No previous studies have reported five-stage sleep recognition using only ECG; in many studies, sleep is assessed in four stages, because N1 and N2 are regarded as a single stage. N1 represents shallow sleep and is an important stage. There is a report that the apnea-hypopnea index (AHI) during N2 correlated significantly with excessive daytime sleepiness (EDS). Moreover, as a result of multivariate regression analysis, AHI-N1 reportedly correlates significantly with PSG factors (sleep efficiency and sleep urgency) and AHI-N2 correlates with chief complaints (drowsiness and insomnia). ³⁴ Separating the N1 and N2 leads to detect the symptom for daytime sleepiness in mild sleep apnea. Moreover, N1 can be used to evaluate the efficacy of sleeping pills. N1 is also considered important in the early stages of dementia and Parkinson’s disease. Therefore, it is confirmed that separating N1 and N2 is necessary and effective for detecting symptoms of specific diseases.^35–37 Based on these results, it is important to perform five-stage sleep recognition by separating N1 and N2.

In this study, we aimed to construct a sleep stage recognition system using only the heart rate as measured by ECG. Previous studies have sought ways to easily determine sleep stages on a daily basis. In the previous studies, sleep was assessed using four stages (N1 and N2 were combined into one stage) by ECG with an approximate accuracy of 60.0 percent. ³³ However, our study achieved an accuracy of 72 and 66 percent in the four- and five-stage separation, respectively. Accordingly, this simple method was able to recognize the various sleep stages with a greater degree of accuracy compared with previous studies. The method proposed here may contribute to simple evaluation of clinical sleep stages of patients with sleep-related problems.

Conclusion

In this study, we used ECG alone to determine the five sleep stages. In the previous studies, a standard method was used to combine N1 and N2, recognizing only four stages of sleep. However, we have proposed a method to classify sleep into five stages by separating N1 and N2.

This study offers several new contributions. First, when using a four-stage classification, the recognition rate was higher in this study than in the previous studies, which used RIP and ACT in addition to the ECG. Furthermore, our accuracy rate using a five-stage classification was similar to the accuracy of previous studies that only used a four-stage classification.

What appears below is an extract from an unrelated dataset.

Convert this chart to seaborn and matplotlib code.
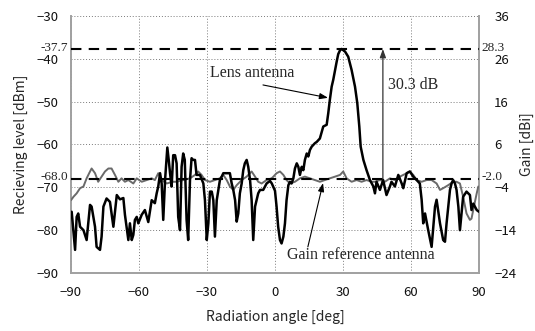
import matplotlib
matplotlib.use("Agg")
import matplotlib.pyplot as plt
import seaborn as sns
import pandas as pd

# ---------------- data ----------------
lens_angle = [-89.7, -88.2, -87.5, -86.8, -86.0, -84.5, -83.1, -81.6, -80.9, -79.4,
              -78.7, -77.2, -76.5, -75.7, -74.3, -72.8, -71.3, -69.8, -68.4, -66.9,
              -66.2, -65.5, -64.7, -64.0, -63.2, -62.5, -61.8, -61.0, -60.3, -58.8,
              -57.4, -55.9, -54.4, -53.0, -52.2, -51.5, -50.7, -50.0, -49.3, -48.5,
              -47.5, -46.8, -46.3, -45.6, -44.9, -44.1, -43.4, -42.7, -41.9, -41.2,
              -40.5, -39.8, -39.0, -38.3, -37.5, -36.8, -36.1, -35.3, -34.6, -33.1,
              -31.6, -30.9, -30.1, -29.4, -28.7, -27.9, -27.2, -26.5, -25.7, -25.0,
              -24.3, -23.5, -22.8, -19.9, -19.1, -18.4, -17.6, -16.9, -16.2, -15.5,
              -14.7, -14.0, -13.3, -12.5, -11.8, -11.0, -10.3, -9.6, -8.8, -8.1,
              -7.4, -6.6, -5.2, -3.7, -2.2, -1.4, 0.0, 0.7, 1.4, 2.2,
              2.9, 3.7, 4.4, 5.1, 5.9, 6.6, 7.3, 8.1, 8.8, 9.6,
              10.3, 11.0, 11.8, 12.5, 13.2, 14.0, 14.7, 15.4, 16.2, 17.6,
              18.4, 19.8, 21.3, 22.8, 23.5, 24.2, 25.0, 25.7, 26.5, 27.2,
              27.9, 28.7, 29.4, 30.9, 32.3, 33.8, 35.3, 36.3, 37.2, 37.8,
              39.0, 40.4, 41.9, 43.4, 44.1, 44.8, 46.3, 47.7, 48.5, 49.2,
              50.7, 51.4, 52.9, 54.4, 55.9, 56.6, 58.1, 59.5, 61.0, 62.5,
              63.9, 64.7, 65.4, 66.2, 67.6, 69.1, 70.6, 71.3, 72.8, 74.2,
              75.0, 75.7, 77.2, 77.9, 78.6, 79.4, 80.1, 80.9, 81.6, 82.3,
              83.0, 84.5, 86.0, 86.7, 87.5, 89.0, 90.0]
lens_level = [-75.7, -84.6, -76.9, -76.1, -79.2, -80.0, -82.3, -74.1, -74.5, -79.2,
              -83.9, -84.6, -81.5, -74.5, -72.6, -73.4, -79.2, -71.8, -72.8, -72.5,
              -76.4, -79.2, -82.3, -78.4, -82.3, -81.1, -77.6, -76.9, -78.4, -76.4,
              -75.3, -78.1, -73.0, -73.7, -71.4, -69.8, -66.7, -69.1, -77.6, -68.3,
              -60.7, -64.0, -66.7, -69.8, -62.5, -62.5, -64.4, -76.9, -80.0, -65.2,
              -62.1, -63.6, -77.6, -82.3, -68.3, -63.2, -63.6, -63.6, -67.1, -67.1,
              -69.1, -73.0, -82.3, -78.4, -71.0, -71.0, -73.0, -81.5, -73.0, -70.6,
              -68.3, -67.5, -66.7, -66.7, -69.1, -70.6, -73.0, -78.0, -76.1, -71.4,
              -69.1, -66.0, -64.4, -63.6, -65.2, -68.3, -73.0, -82.3, -74.5, -73.0,
              -71.4, -70.6, -70.6, -69.1, -68.5, -69.1, -70.8, -74.5, -79.2, -82.3,
              -83.1, -81.5, -78.4, -73.0, -69.5, -68.7, -69.1, -67.9, -65.6, -64.4,
              -65.2, -67.1, -65.2, -66.0, -63.6, -62.1, -62.8, -61.3, -60.5, -59.7,
              -59.4, -58.6, -55.8, -55.4, -52.7, -49.6, -46.5, -44.9, -42.6, -40.7,
              -38.9, -38.0, -37.7, -38.3, -39.5, -42.6, -46.5, -50.3, -55.8, -60.5,
              -63.6, -66.0, -68.3, -69.8, -71.4, -68.7, -70.6, -68.3, -70.2, -71.8,
              -69.8, -68.7, -69.8, -67.1, -69.1, -70.2, -66.7, -66.3, -67.5, -68.3,
              -69.1, -72.9, -78.4, -76.1, -80.0, -83.9, -74.5, -72.9, -78.4, -82.3,
              -82.7, -78.4, -70.6, -69.1, -68.3, -69.1, -70.6, -74.5, -80.0, -76.1,
              -72.2, -71.0, -71.8, -75.3, -73.8, -75.3, -75.7]

ref_angle = [-90.0, -88.9, -87.5, -86.0, -84.5, -83.1, -81.6, -80.9, -79.4, -78.0,
             -76.5, -75.0, -73.5, -72.1, -70.6, -69.1, -67.7, -66.2, -64.7, -62.5,
             -61.0, -58.8, -56.6, -54.4, -53.0, -51.5, -50.0, -47.8, -44.9, -43.4,
             -40.5, -37.5, -35.3, -33.9, -32.4, -30.9, -28.7, -26.5, -24.3, -22.8,
             -21.3, -19.9, -18.4, -16.9, -14.7, -12.5, -10.3, -8.8, -7.4, -5.9,
             -3.7, -1.5, -0.7, 0.7, 2.2, 3.7, 5.1, 6.6, 8.8, 11.0,
             13.2, 15.4, 17.6, 19.8, 22.0, 24.2, 26.5, 28.7, 30.1, 31.6,
             33.8, 36.0, 38.2, 40.4, 42.6, 44.1, 46.3, 48.5, 50.7, 52.9,
             55.1, 56.6, 58.1, 59.5, 61.0, 62.5, 64.7, 66.9, 69.1, 71.3,
             72.8, 74.2, 76.4, 78.6, 80.1, 81.6, 83.0, 84.5, 86.0, 86.7,
             88.2, 89.0, 89.7]
ref_level = [-73.0, -72.2, -71.4, -70.2, -69.8, -67.9, -66.3, -65.6, -66.7, -68.7,
             -67.5, -66.3, -65.6, -65.6, -67.1, -68.7, -67.9, -68.7, -68.3, -69.1,
             -67.9, -68.7, -68.3, -67.9, -68.3, -66.7, -68.3, -69.1, -68.7, -68.7,
             -68.3, -67.9, -67.1, -66.3, -67.1, -68.3, -68.7, -68.3, -67.9, -67.1,
             -68.3, -69.8, -70.6, -69.5, -68.3, -67.5, -66.3, -67.5, -68.7, -69.1,
             -68.3, -67.9, -67.5, -66.7, -66.3, -67.1, -68.3, -69.1, -68.7, -67.9,
             -67.5, -67.9, -68.3, -68.7, -68.3, -67.9, -67.5, -67.1, -66.3, -67.9,
             -68.7, -68.3, -68.7, -68.3, -68.7, -68.7, -68.3, -68.7, -67.9, -68.3,
             -67.5, -67.1, -66.7, -66.3, -67.1, -68.3, -68.7, -68.3, -68.3, -69.1,
             -70.6, -70.2, -69.5, -68.7, -68.7, -69.1, -72.2, -76.1, -77.6, -77.3,
             -73.4, -71.4, -69.8]

left_ticks = [-90, -80, -70, -60, -50, -40, -30]
right_ticks = [-24, -14, -4, 6, 16, 26, 36]
x_ticks = [-90, -60, -30, 0, 30, 60, 90]
peak_level = -37.7
ref_mark_level = -68.0
gain_offset = 66.0

# ---------------- style ----------------
sns.set_style("white")
sans = ["Noto Sans CJK JP", "DejaVu Sans"]
serif = ["Liberation Serif", "DejaVu Serif"]
plt.rcParams["font.family"] = sans

fig = plt.figure(figsize=(5.35, 3.31), dpi=100)
ax = fig.add_axes([0.1327, 0.1752, 0.7626, 0.7765])

lens_df = pd.DataFrame({"angle": lens_angle, "level": lens_level})
ref_df = pd.DataFrame({"angle": ref_angle, "level": ref_level})

sns.lineplot(data=ref_df, x="angle", y="level", ax=ax, color="#6a6a6a",
             linewidth=1.4, sort=False, estimator=None, zorder=3)
sns.lineplot(data=lens_df, x="angle", y="level", ax=ax, color="black",
             linewidth=1.8, sort=False, estimator=None, zorder=4)

ax.set_xlim(-90, 90)
ax.set_ylim(-90, -30)
ax.set_xticks(x_ticks)
ax.set_yticks(left_ticks)
ax.grid(True, color="#7a7a7a", linestyle=(0, (1, 2)), linewidth=0.7)
ax.set_axisbelow(True)

for s in ["left", "right", "bottom"]:
    ax.spines[s].set_color("#a0a0a0")
    ax.spines[s].set_linewidth(1.4)
ax.spines["top"].set_visible(False)

ax.tick_params(axis="both", length=0, labelsize=9.5, pad=9, labelcolor="#111111")
ax.set_xlabel("Radiation angle [deg]", fontsize=10, labelpad=8)
ax.set_ylabel("Recieving level [dBm]", fontsize=10, labelpad=6)

# right axis
ax2 = ax.twinx()
ax2.set_ylim(-90 + gain_offset, -30 + gain_offset)
ax2.set_yticks(right_ticks)
ax2.tick_params(axis="y", length=0, labelsize=9.5, pad=11, labelcolor="#111111")
for s in ["left", "right", "bottom", "top"]:
    ax2.spines[s].set_visible(False)
ax2.set_ylabel("Gain [dBi]", fontsize=10)
ax2.yaxis.set_label_coords(1.10, 0.5)

# dashed reference lines
for lev in [peak_level, ref_mark_level]:
    ax.axhline(lev, color="black", linestyle=(0, (5, 3.5)), linewidth=1.5, zorder=5)

# special level labels
lab_kw = dict(va="center", fontsize=9.5, family=serif, clip_on=False)
ax.text(-91.2, peak_level + 0.3, f"-{abs(peak_level):.1f}", ha="right", **lab_kw)
ax.text(-91.2, ref_mark_level + 0.5, f"-{abs(ref_mark_level):.1f}", ha="right", **lab_kw)
ax.text(91.0, peak_level + 0.3, f"{peak_level + gain_offset:.1f}", ha="left", **lab_kw)
ax.text(91.0, ref_mark_level + 0.5, f"-{abs(ref_mark_level + gain_offset):.1f}",
        ha="left", **lab_kw)

# annotations
ax.text(-28.7, -43.3, "Lens antenna", ha="left", va="center", fontsize=11.5, family=serif)
ax.annotate("", xy=(23.4, -49.1), xytext=(-5.3, -46.1),
            arrowprops=dict(arrowstyle="-|>,head_length=0.5,head_width=0.18",
                            color="black", lw=0.8, shrinkA=0, shrinkB=0))

ax.annotate("", xy=(47.6, peak_level), xytext=(47.6, ref_mark_level),
            arrowprops=dict(arrowstyle="-|>,head_length=0.5,head_width=0.18",
                            color="#333333", lw=0.9, shrinkA=0, shrinkB=0))
ax.text(49.8, -46.1, f"{ref_mark_level - peak_level:.1f} dB".replace("-", ""),
        ha="left", va="center", fontsize=11.5, family=serif)

ax.text(37.7, -85.8, "Gain reference antenna", ha="center", va="center",
        fontsize=11.5, family=serif)
ax.annotate("", xy=(21.2, -69.0), xytext=(14.5, -83.9),
            arrowprops=dict(arrowstyle="-|>,head_length=0.5,head_width=0.18",
                            color="black", lw=0.8, shrinkA=0, shrinkB=0))

fig.savefig("out.png", dpi=100)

No previous studies have reported using five-stage sleep recognition with ECG alone, and in many studies, sleep is assessed in four stages. We believe that a five-stage assessment is necessary, because diagnosing many sleep disorders or EDS requires separation of N1 and N2. Because N1 data were limited in this study, the recognition rate of N1 was not very accurate; however, the recognition rate of N2 was as high as 90 percent.

Again, it can manage sleep quality on a daily basis by being able to determine sleep in five stages by simply using heart rate. Accuracy is not very good yet, but this method does not require any special equipment; if you can acquire a heart rate, you can determine the stage of sleep in five stages. As a result, the daily record can be taken into consideration, for example, when it is in bad condition and a simple relationship based on the ratio of light and deep sleep. We also believe that it is important to be able to easily measure the relationship between sleepiness during the day and the quality of sleep, dementia, and the relationship between Parkinson’s disease and sleep. For example, watch-type heart rate measurement is one of them. From these points, our research considers it to be a simple way to investigate the relationship between sleep and disease.

We are currently conducting further studies with an increased number of subjects to assess whether sleep stages can be accurately classified using a simple heart rate measurement method (e.g. a wristwatch-type heart rate monitor).